■ Supplied information

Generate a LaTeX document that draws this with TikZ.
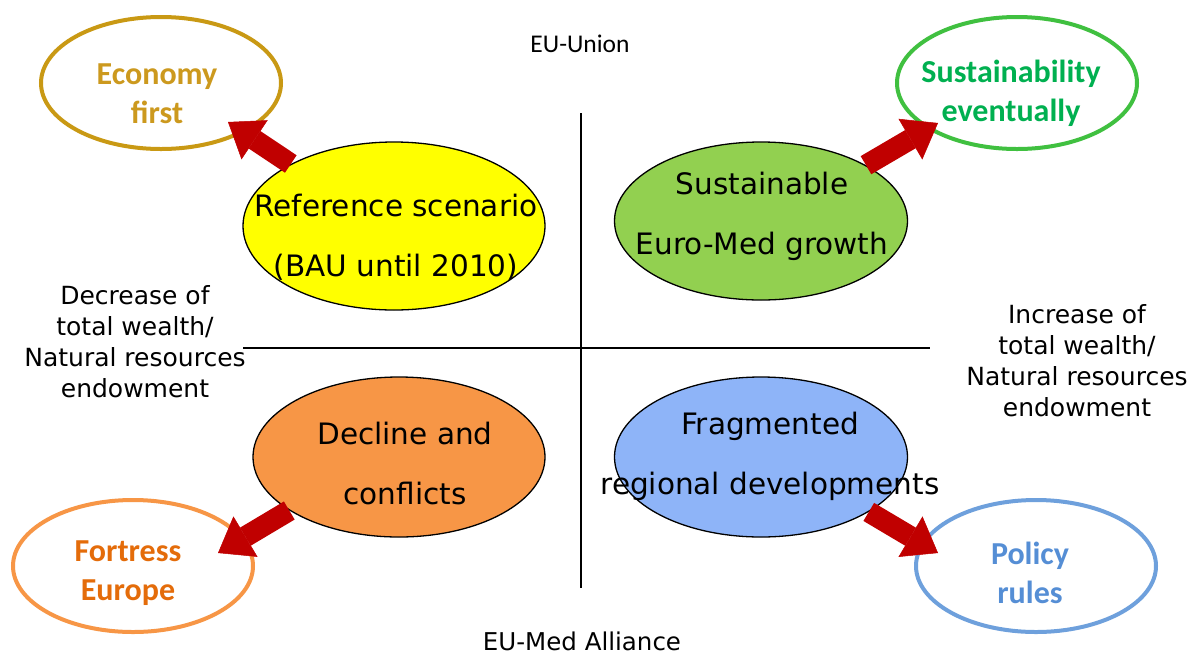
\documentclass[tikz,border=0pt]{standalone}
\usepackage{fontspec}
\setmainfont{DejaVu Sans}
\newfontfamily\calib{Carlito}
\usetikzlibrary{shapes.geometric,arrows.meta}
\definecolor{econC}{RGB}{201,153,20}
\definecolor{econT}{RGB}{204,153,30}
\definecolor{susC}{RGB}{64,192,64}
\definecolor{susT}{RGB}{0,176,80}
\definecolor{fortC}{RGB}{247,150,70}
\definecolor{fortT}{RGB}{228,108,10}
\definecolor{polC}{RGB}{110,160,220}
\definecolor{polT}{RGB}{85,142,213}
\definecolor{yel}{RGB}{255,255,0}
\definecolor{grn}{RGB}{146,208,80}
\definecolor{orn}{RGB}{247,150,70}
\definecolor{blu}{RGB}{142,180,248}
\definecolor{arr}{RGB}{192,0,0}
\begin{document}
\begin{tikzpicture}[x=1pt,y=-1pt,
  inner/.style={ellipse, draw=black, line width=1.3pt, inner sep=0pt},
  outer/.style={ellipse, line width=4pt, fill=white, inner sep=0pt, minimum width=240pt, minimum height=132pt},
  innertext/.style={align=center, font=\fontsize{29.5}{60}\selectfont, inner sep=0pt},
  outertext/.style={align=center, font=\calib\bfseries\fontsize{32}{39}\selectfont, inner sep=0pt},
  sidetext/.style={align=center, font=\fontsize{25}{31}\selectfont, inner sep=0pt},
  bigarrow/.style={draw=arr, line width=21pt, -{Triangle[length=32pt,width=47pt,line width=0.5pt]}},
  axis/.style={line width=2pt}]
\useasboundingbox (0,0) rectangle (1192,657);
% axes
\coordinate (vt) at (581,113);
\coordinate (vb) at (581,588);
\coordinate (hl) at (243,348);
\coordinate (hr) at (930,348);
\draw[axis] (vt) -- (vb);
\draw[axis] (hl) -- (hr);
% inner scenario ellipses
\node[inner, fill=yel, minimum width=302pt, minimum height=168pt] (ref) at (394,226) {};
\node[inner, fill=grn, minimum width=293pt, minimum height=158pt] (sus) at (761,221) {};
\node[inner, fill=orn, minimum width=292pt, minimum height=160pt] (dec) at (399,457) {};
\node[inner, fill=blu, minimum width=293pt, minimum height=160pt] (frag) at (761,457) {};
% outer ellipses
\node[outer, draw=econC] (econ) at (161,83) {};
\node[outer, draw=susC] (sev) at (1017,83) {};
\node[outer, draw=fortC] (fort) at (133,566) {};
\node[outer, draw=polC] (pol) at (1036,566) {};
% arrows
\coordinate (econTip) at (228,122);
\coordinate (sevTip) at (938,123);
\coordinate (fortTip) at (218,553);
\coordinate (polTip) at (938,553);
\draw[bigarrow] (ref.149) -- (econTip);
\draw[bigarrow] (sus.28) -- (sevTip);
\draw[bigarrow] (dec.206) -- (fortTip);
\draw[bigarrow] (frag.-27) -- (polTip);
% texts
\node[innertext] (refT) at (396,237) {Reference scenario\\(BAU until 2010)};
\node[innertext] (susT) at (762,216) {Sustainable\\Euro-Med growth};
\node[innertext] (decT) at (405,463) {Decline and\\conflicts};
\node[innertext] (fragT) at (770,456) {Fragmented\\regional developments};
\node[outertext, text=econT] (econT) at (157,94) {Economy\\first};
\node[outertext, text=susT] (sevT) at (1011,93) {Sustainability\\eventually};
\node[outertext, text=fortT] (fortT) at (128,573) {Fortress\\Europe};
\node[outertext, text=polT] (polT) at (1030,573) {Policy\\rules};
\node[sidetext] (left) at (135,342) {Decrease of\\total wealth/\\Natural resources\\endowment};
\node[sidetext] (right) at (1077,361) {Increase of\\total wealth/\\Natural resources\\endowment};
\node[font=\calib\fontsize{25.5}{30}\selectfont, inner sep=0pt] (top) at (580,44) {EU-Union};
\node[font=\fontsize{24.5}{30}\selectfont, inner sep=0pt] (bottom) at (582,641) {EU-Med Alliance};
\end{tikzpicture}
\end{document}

■ What you have to do
Repeat verbatim all the material, but not the pictures.

■ Correct output
Generate a LaTeX document that draws this with TikZ.
\documentclass[tikz,border=0pt]{standalone}
\usepackage{fontspec}
\setmainfont{DejaVu Sans}
\newfontfamily\calib{Carlito}
\usetikzlibrary{shapes.geometric,arrows.meta}
\definecolor{econC}{RGB}{201,153,20}
\definecolor{econT}{RGB}{204,153,30}
\definecolor{susC}{RGB}{64,192,64}
\definecolor{susT}{RGB}{0,176,80}
\definecolor{fortC}{RGB}{247,150,70}
\definecolor{fortT}{RGB}{228,108,10}
\definecolor{polC}{RGB}{110,160,220}
\definecolor{polT}{RGB}{85,142,213}
\definecolor{yel}{RGB}{255,255,0}
\definecolor{grn}{RGB}{146,208,80}
\definecolor{orn}{RGB}{247,150,70}
\definecolor{blu}{RGB}{142,180,248}
\definecolor{arr}{RGB}{192,0,0}
\begin{document}
\begin{tikzpicture}[x=1pt,y=-1pt,
  inner/.style={ellipse, draw=black, line width=1.3pt, inner sep=0pt},
  outer/.style={ellipse, line width=4pt, fill=white, inner sep=0pt, minimum width=240pt, minimum height=132pt},
  innertext/.style={align=center, font=\fontsize{29.5}{60}\selectfont, inner sep=0pt},
  outertext/.style={align=center, font=\calib\bfseries\fontsize{32}{39}\selectfont, inner sep=0pt},
  sidetext/.style={align=center, font=\fontsize{25}{31}\selectfont, inner sep=0pt},
  bigarrow/.style={draw=arr, line width=21pt, -{Triangle[length=32pt,width=47pt,line width=0.5pt]}},
  axis/.style={line width=2pt}]
\useasboundingbox (0,0) rectangle (1192,657);
% axes
\coordinate (vt) at (581,113);
\coordinate (vb) at (581,588);
\coordinate (hl) at (243,348);
\coordinate (hr) at (930,348);
\draw[axis] (vt) -- (vb);
\draw[axis] (hl) -- (hr);
% inner scenario ellipses
\node[inner, fill=yel, minimum width=302pt, minimum height=168pt] (ref) at (394,226) {};
\node[inner, fill=grn, minimum width=293pt, minimum height=158pt] (sus) at (761,221) {};
\node[inner, fill=orn, minimum width=292pt, minimum height=160pt] (dec) at (399,457) {};
\node[inner, fill=blu, minimum width=293pt, minimum height=160pt] (frag) at (761,457) {};
% outer ellipses
\node[outer, draw=econC] (econ) at (161,83) {};
\node[outer, draw=susC] (sev) at (1017,83) {};
\node[outer, draw=fortC] (fort) at (133,566) {};
\node[outer, draw=polC] (pol) at (1036,566) {};
% arrows
\coordinate (econTip) at (228,122);
\coordinate (sevTip) at (938,123);
\coordinate (fortTip) at (218,553);
\coordinate (polTip) at (938,553);
\draw[bigarrow] (ref.149) -- (econTip);
\draw[bigarrow] (sus.28) -- (sevTip);
\draw[bigarrow] (dec.206) -- (fortTip);
\draw[bigarrow] (frag.-27) -- (polTip);
% texts
\node[innertext] (refT) at (396,237) {Reference scenario\\(BAU until 2010)};
\node[innertext] (susT) at (762,216) {Sustainable\\Euro-Med growth};
\node[innertext] (decT) at (405,463) {Decline and\\conflicts};
\node[innertext] (fragT) at (770,456) {Fragmented\\regional developments};
\node[outertext, text=econT] (econT) at (157,94) {Economy\\first};
\node[outertext, text=susT] (sevT) at (1011,93) {Sustainability\\eventually};
\node[outertext, text=fortT] (fortT) at (128,573) {Fortress\\Europe};
\node[outertext, text=polT] (polT) at (1030,573) {Policy\\rules};
\node[sidetext] (left) at (135,342) {Decrease of\\total wealth/\\Natural resources\\endowment};
\node[sidetext] (right) at (1077,361) {Increase of\\total wealth/\\Natural resources\\endowment};
\node[font=\calib\fontsize{25.5}{30}\selectfont, inner sep=0pt] (top) at (580,44) {EU-Union};
\node[font=\fontsize{24.5}{30}\selectfont, inner sep=0pt] (bottom) at (582,641) {EU-Med Alliance};
\end{tikzpicture}
\end{document}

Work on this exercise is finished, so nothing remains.